宇沢弘文東大名誉教授「経済と人間の旅」読後感
前半は2002年3月の日経新聞「私の履歴書」を収録したもの。後半は1971年頃から2002年初めにかけて、都度日経の「やさしい経済教室」に執筆された論文を集めたものである。「やさしい」と言うものの、結構レベルの高い論文で、完全に理解できたとは言いがたい。
しかし、同氏が強調したかったのは、ケインズの経済学が時代の要求に応えられなくなってしまった後、古典派経済学がいびつな形で復活し、市場経済至上の「効率性のみを追求する」数理経済学、合理的期待形成仮説、マネタリズム、サプライサイド重視の経済学などと言う新保守主義のの衣を装った古典派的立場がはびこるようになった。これは私的利潤利潤追求を更に一層正確に押し出して、資本主義的な制度に対する様々な規制を取り除いて、再び大恐慌が起きる条件をつくり出そうとしている。1971年の時点で、リーマン・ショックなどの金融混乱を予言していた慧眼に感服するほかない。
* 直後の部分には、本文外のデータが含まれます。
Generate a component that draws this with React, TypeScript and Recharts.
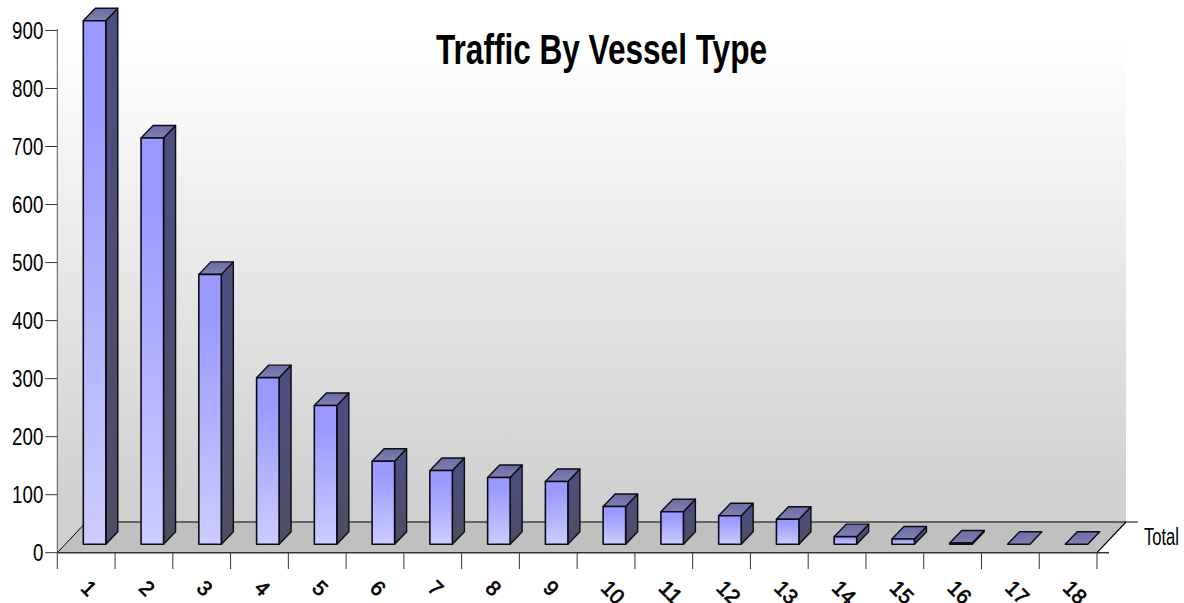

ミルトン・フリードマン、フェルドシュタインなどがその旗手であり、レーガン政権が成立すると、これらの新保守主義の経済学の理論に基づく壮大な実験が行われた。レーガン→サッチャー→中曽根の新保守主義の規制緩和を中心とする経済政策は、竹中平蔵を指南番とする小泉改革の引き継がれ、安倍内閣もその延長線上にあるといえよう。
そのような経済学の危機を招いたのはケインズ理論をIS曲線・LM曲線分析と言う理論に矮小化した新古典派総合の所為だとも論じられているようだが、その辺の論理は本格的に経済学を勉強していない悲しさで完全に理解しえたとは言えない。
何れにしろ、これからの経済学は「人間回復」をそのテーマに据えるべきで、そのためには社会的共通資本の整備を重視しなければならないと言う。社会的共通資本には三つの類型がある。自然環境:森林、河川、湖沼、沿岸湿地帯、海洋、水、土壌、大気など。社会的インフラ:道路、橋、鉄道、上下水道、電力、ガスなど。制度資本:教育、医療、金融、司法、行政など。
また、1983年に文化功労者となり、天皇陛下に謁見した際、「キミ。キミは経済、経済と言うけれども、要するに人間の心が大切だと言いたいんだね」と言うお言葉に電撃的なショックを受けたと言う下りも面白い。昭和天皇の本質を鋭く見抜く力は、ただならぬものであったと言うことだろうか?